Can a UCC lien be enforced without going to court?

Sometimes, yes. For movable assets like equipment or inventory, a creditor can use self-help repossession and take the collateral without a court order, as long as they follow the law and do not breach the peace. If you dispute the default or the assets are harder to seize, the creditor usually has to file a lawsuit and get a court order first.

Can you stop UCC lien enforcement?

Often, yes. You may be able to stop enforcement by curing the default, negotiating a settlement or repayment plan, or disputing an improper lien with a correction statement. An attorney can identify the fastest option for your situation and act before deadlines pass.

What is a commercially reasonable sale under the UCC?

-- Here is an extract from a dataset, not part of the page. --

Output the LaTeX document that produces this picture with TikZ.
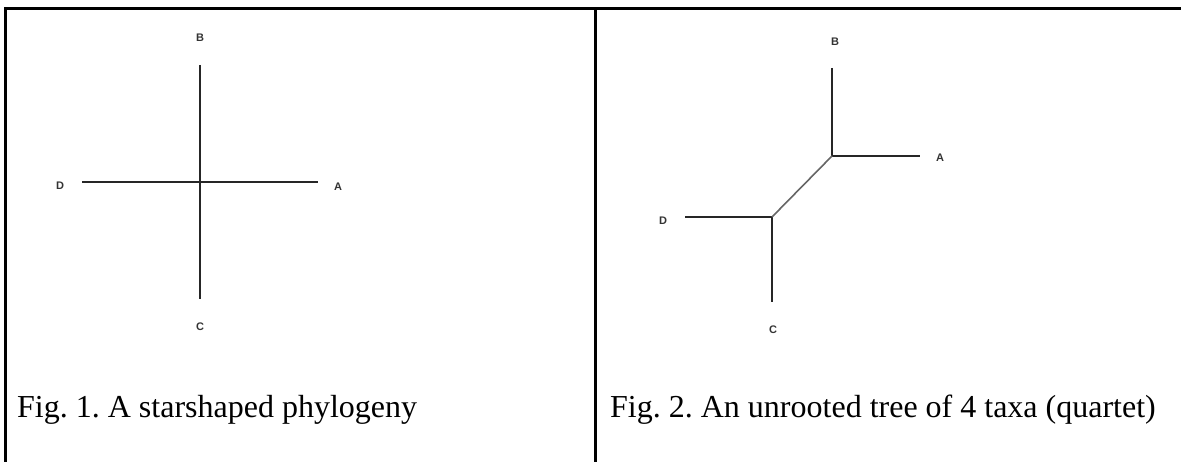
\documentclass[tikz,border=0pt]{standalone}
\usepackage{fontspec}
\setmainfont{Liberation Serif}
\newfontfamily\labfont{Liberation Sans}
\frenchspacing
\begin{document}
\begin{tikzpicture}[x=1pt,y=-1pt,
  frame/.style={line width=3pt,black},
  branch/.style={line width=2pt,black!85},
  inner/.style={line width=1.6pt,black!60},
  taxon/.style={font=\labfont\bfseries\fontsize{11}{12}\selectfont,inner sep=0pt,text=black!80},
  caption/.style={font=\fontsize{32}{36}\selectfont,anchor=base west,inner sep=0pt}]
\useasboundingbox (0,0) rectangle (1181,462);
% frame
\coordinate (tl) at (5,9);
\coordinate (tr) at (1181,9);
\coordinate (bl) at (5,462);
\coordinate (tm) at (595,9);
\coordinate (bm) at (595,462);
\draw[frame] (tr) -- (tl) -- (bl);
\draw[frame] (tm) -- (bm);
% Fig 1: star
\node[taxon] (B1) at (200,38) {B};
\node[taxon] (A1) at (338,187) {A};
\node[taxon] (C1) at (200,327) {C};
\node[taxon] (D1) at (60,186) {D};
\coordinate (b1) at (200,65);
\coordinate (c1) at (200,299);
\coordinate (d1) at (82,182);
\coordinate (a1) at (318,182);
\draw[branch] (b1) -- (c1);
\draw[branch] (d1) -- (a1);
\node[caption] (cap1) at (17,417) {Fig. 1. A starshaped phylogeny};
% Fig 2: quartet
\node[taxon] (B2) at (835,42) {B};
\node[taxon] (A2) at (940,158) {A};
\node[taxon] (C2) at (773,330) {C};
\node[taxon] (D2) at (663,221) {D};
\coordinate (u) at (832,156);
\coordinate (l) at (772,217);
\coordinate (b2) at (832,68);
\coordinate (a2) at (920,156);
\coordinate (d2) at (685,217);
\coordinate (c2) at (772,302);
\draw[branch] (b2) -- (u) -- (a2);
\draw[branch] (d2) -- (l) -- (c2);
\draw[inner] (u) -- (l);
\node[caption] (cap2) at (610,417) {Fig. 2. An unrooted tree of 4 taxa (quartet)};
\end{tikzpicture}
\end{document}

A commercially reasonable sale means the creditor must sell your repossessed assets in a fair, normal way for that type of property, rather than dumping them for far less than they are worth. If the sale is not handled reasonably, you can challenge it, which can reduce what you still owe.

What happens to UCC lien enforcement if I file for bankruptcy?

Filing for bankruptcy pauses enforcement. The process then moves into the bankruptcy court, which decides how your assets are sold and how the money is divided among creditors. A creditor’s place in line depends on when their lien was filed compared to other claims.